After they were introduced at a dinner party in 2009, Ghumman, who was then working for a Japanese firm, bombarded Rhind with emails, telephone calls and text messages.
He became so obsessed that in October 2010 he was convicted of harassment at Westminster magistrates' court.
Four days after his conviction he sent an email to Hannah's father Rhind, whom he blamed for coming between himself and the object of his obsession, threatening that "whatever is done to me...will be repaid with interest," the Daily Mail reported.
Three months later, in January 2011, Ghumman travelled to Cape Town where Rhind lives with his wife Deborah and he posed as a freelance photo-journalist called Michael Kirkham and claimed to be researching an article on gangsters.
He trawled the city's underworld to find someone prepared to kill Rhind, using the "honeymoon hijacking" murder of Anni Dewani to illustrate the type of cold-blooded killer he was looking for, the report said.
Hannah was not in court, but outside her father described his ordeal as a "nightmare". He said: "I absolutely believe that Ghumman is a real threat, even now".
ven testimony by Ghumman's mother Nirmal that her son had acted out of character failed to sway magistrate Herman Pieters, who convicted him.
Ghumman had arranged with a local journalist to find a killer who would act like those convicted of the killing of Anni Dewani in Cape Town two years ago.

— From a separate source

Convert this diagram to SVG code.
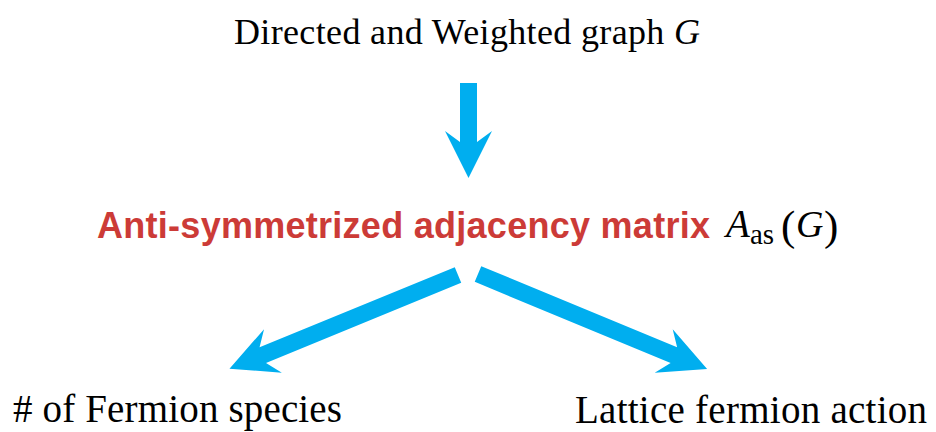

"I do want to meet someone who has absolutely no compunction about behaving with appalling violence. The type of individuals who car-jacked Anni and Shrien Dewani," Ghumman said in an e-mail to Steven Kretzman, editor of the West Cape News, who had agreed to assist Ghumman, who was using an alias and pretending o be a freelance journalist with his supposed research , for a fee of 1600 rands.
The journalist, whose action has also been decried by his peers, put Ghumman in touch with Alfred Yalezo, who was offered 10,000 rands by Ghumman to murder Rhind, but the contract killer advised the Rhind family of Ghumman's plans instead.
Pieters justified his sentencing as a deterrent to foreigners planning to commit crimes in South Africa.
"People like Dewani, if the allegations are the truth, and the accused, will never commit these offences in their own countries. It seems that the Republic of South Africa has become popular for criminals to come and add to our crime stats," Pieters said.
"We should jealously protect our country from these invasions," he added.